Immigrant #47 ~ Second Great Grandfather Louis or Ludwig Fritz Kirsch, Cook ~ (52 Ancestors in 52 Weeks #4: An ancestor I would like to meet)

My immigrant second great grandfather Louis Fritz Kirsch was born in Hannover, Germany in 1862 and he emigrated to the United States sometime in his teens. This week I am merging my 52 Ancestors in 52 Weeks #4 entry (an ancestor I would like to meet), as I work on finishing my personal genealogy goal of telling the story of every immigrant in my tree.
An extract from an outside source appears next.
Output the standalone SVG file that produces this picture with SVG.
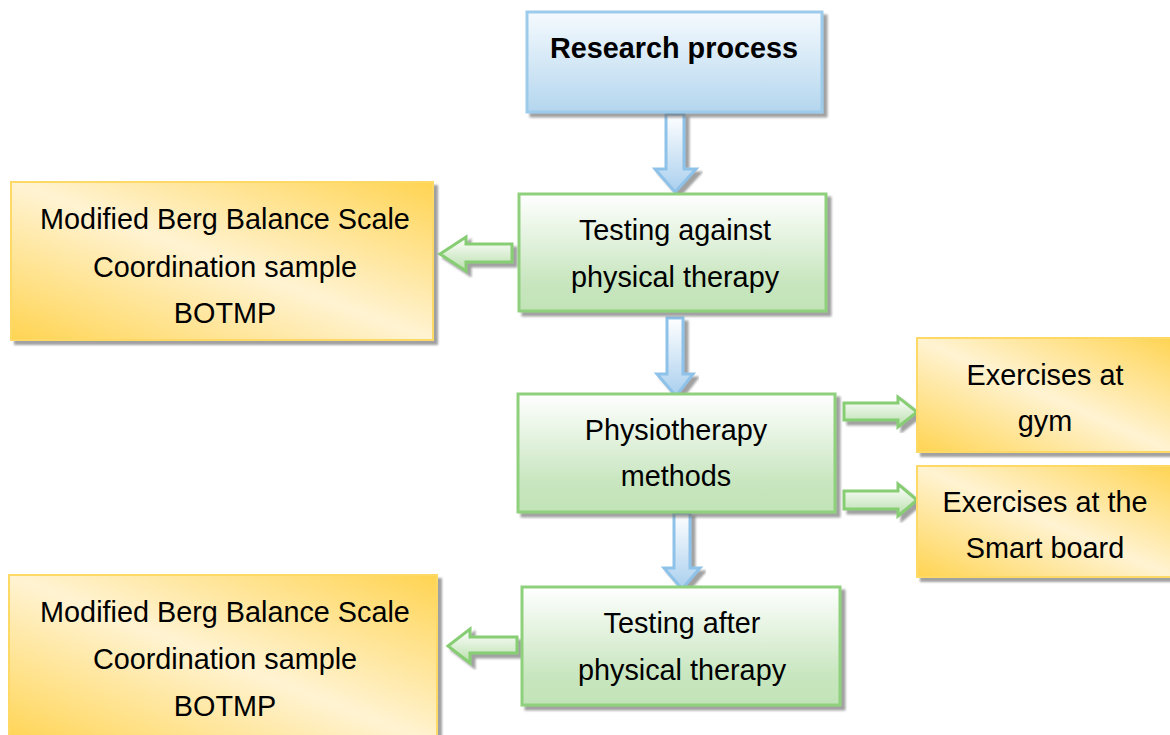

Horizontal espalier pear tree

I have always wanted to meet Louis because of the mystery that surrounds him.  Louis was, at one point, the biggest brick wall I had, and because of that, I spent a lot of time trying to gather information on him to work to confirm what we were told of him by his son-in-law.  That son-in-law told tales about his own ancestry which were false.

Would I like the outcome after I met Louis and asked him the biggest question I have?

 “Are you the man in these newspaper articles?”

This is an update of my earlier post on Louis F. Kirsch, which was written over two years ago: Immigrant Ludwig Fritz Kirsch, a descendant of silver miners and a tailor’s son.  I discovered some new things concerning Louis here and his ancestors in Germany.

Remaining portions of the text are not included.